Question

Super Sneaker Company is evaluating two different materials, A and B, to be used to construct the soles of their new active shoe targeted to city high school students in Canada. While material B costs less than material A, the company suspects that mean wear for material B is greater than mean wear for material A. Two study designs were initially developed to test this suspicion. In both designs, Halifax was chosen as a representative city of the targeted market. In Study Design 1, 8 high school students were drawn at random from the Halifax School District database. After obtaining their shoe sizes, the company manufactured 8 pairs of shoes, each pair with one shoe having a sole constructed from material A and the other shoe, a sole constructed from material B.

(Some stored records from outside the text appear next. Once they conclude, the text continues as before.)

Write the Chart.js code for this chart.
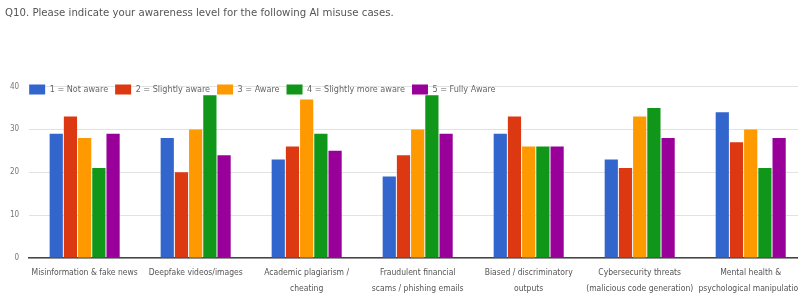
<!DOCTYPE html>
<html>
<head>
<meta charset="utf-8">
<script src="https://cdn.jsdelivr.net/npm/chart.js@4"></script>
<style>
  html, body { margin: 0; padding: 0; background: #fff; overflow: hidden; }
  #wrap { width: 810px; height: 295px; }
</style>
</head>
<body>
<div id="wrap"><canvas id="myChart"></canvas></div>
<script>
// categories (x axis)
const categories = [
    "Misinformation & fake news",
    "Deepfake videos/images",
    ["Academic plagiarism /", "cheating"],
    ["Fraudulent financial", "scams / phishing emails"],
    ["Biased / discriminatory", "outputs"],
    ["Cybersecurity threats", "(malicious code generation)"],
    ["Mental health &", "psychological manipulation"]
];

// series values
const notAware      = [29, 28, 23, 19, 29, 23, 34];
const slightlyAware = [33, 20, 26, 24, 33, 21, 27];
const aware         = [28, 30, 37, 30, 26, 33, 30];
const moreAware     = [21, 38, 29, 38, 26, 35, 21];
const fullyAware    = [29, 24, 25, 29, 26, 28, 28];

const seriesNames = ["1 = Not aware", "2 = Slightly aware", "3 = Aware", "4 = Slightly more aware", "5 = Fully Aware"];
const yTicks = [0, 10, 20, 30, 40];

const colors = ["#3366cc", "#dc3912", "#ff9900", "#109618", "#990099"];
const fontFamily = "'Liberation Sans Narrow', 'DejaVu Sans Condensed', sans-serif";

const values = [notAware, slightlyAware, aware, moreAware, fullyAware];

// legend drawn over the top of the plot, like the google forms chart
const overlayLegend = {
    id: "overlayLegend",
    beforeInit(chart) {
        const fit = chart.legend.fit;
        chart.legend.fit = function () { fit.call(this); this.height = 0; };
    },
    afterLayout(chart) {
        const lg = chart.legend;
        lg.top = chart.chartArea.top - 9;
        lg.bottom = lg.top + 30;
        lg.height = 30;
        lg.left = chart.chartArea.left - 7;
        chart.titleBlock.left += 5;
    }
};

const ctx = document.getElementById('myChart').getContext('2d');

const chart = new Chart(ctx, {
    type: "bar",
    data: {
        labels: categories,
        datasets: values.map((v, i) => ({
            label: seriesNames[i],
            data: v,
            backgroundColor: colors[i],
            borderWidth: 0,
            barPercentage: 0.93,
            categoryPercentage: 0.64
        }))
    },
    options: {
        responsive: true,
        maintainAspectRatio: false,
        animation: false,
        layout: { padding: { left: 0, right: 0, top: 4, bottom: 0 } },
        plugins: {
            title: {
                display: true,
                text: "Q10. Please indicate your awareness level for the following AI misuse cases.",
                align: "start",
                color: "#555",
                font: { family: fontFamily, size: 11.3, weight: "normal" },
                padding: { top: 2, bottom: 67 }
            },
            legend: {
                position: "top",
                align: "start",
                labels: {
                    boxWidth: 16,
                    boxHeight: 10,
                    color: "#666",
                    padding: 7,
                    font: { family: fontFamily, size: 9 }
                }
            },
            tooltip: { enabled: false }
        },
        scales: {
            x: {
                afterFit: (scale) => { scale.height = 37; },
                grid: { display: false, drawTicks: false, tickLength: 0 },
                border: { display: true, color: "#444", width: 1.5 },
                ticks: {
                    color: "#555",
                    maxRotation: 0,
                    autoSkip: false,
                    padding: 7,
                    font: { family: fontFamily, size: 8.5, lineHeight: 1.85 }
                }
            },
            y: {
                min: 0,
                max: 40,
                afterBuildTicks: (axis) => { axis.ticks = yTicks.map(v => ({ value: v })); },
                grid: { color: "#e2e2e2", drawTicks: false },
                border: { display: false },
                ticks: {
                    color: "#777",
                    padding: 10,
                    font: { family: fontFamily, size: 8 }
                }
            }
        }
    },
    plugins: [overlayLegend]
});
</script>
</body>
</html>
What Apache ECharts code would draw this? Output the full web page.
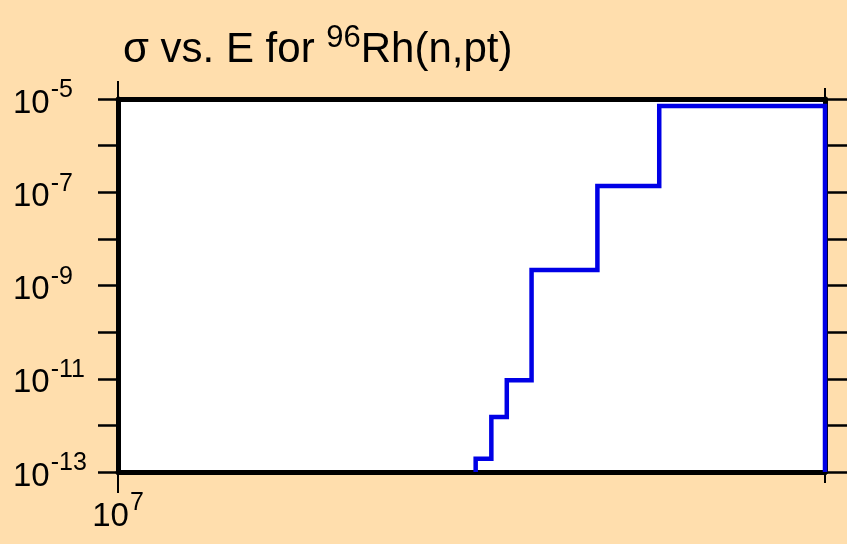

After 3 months, the amount of wear in each shoe was recorded in standardized units as follows:

	1	2	3	4	5	6	7	8
A	17.23	13.09	11.13	15.02	12.01	11.68	13.62	13.45
B	14.73	15.17	13.73	13.08	15.51	14.09	12.70	14.57

What is the 99% confidence interval for the difference in wear between material B and material A (use B-A)? Use software to get a more precise critical value, but confirm it's roughtly the same value you get from the table. Use at least 5 digits to the right of the decimal. Lower bound:  Upper bound:

Alternative hypothesis was: uA-uB < 0

Answer 1

from software critical value of t= 3.49948 which is approximately the same from table which is 3.499

for 99% CI; and 7 degree of freedom, value of t=			3.49948
therefore confidence interval=sample mean -/+ t*std error
margin of errror          =t*std error=		2.81433
lower confidence limit                     =		-2.02058
upper confidence limit                    =		3.60808

lower bound =-2.02058

upper bound =3.60808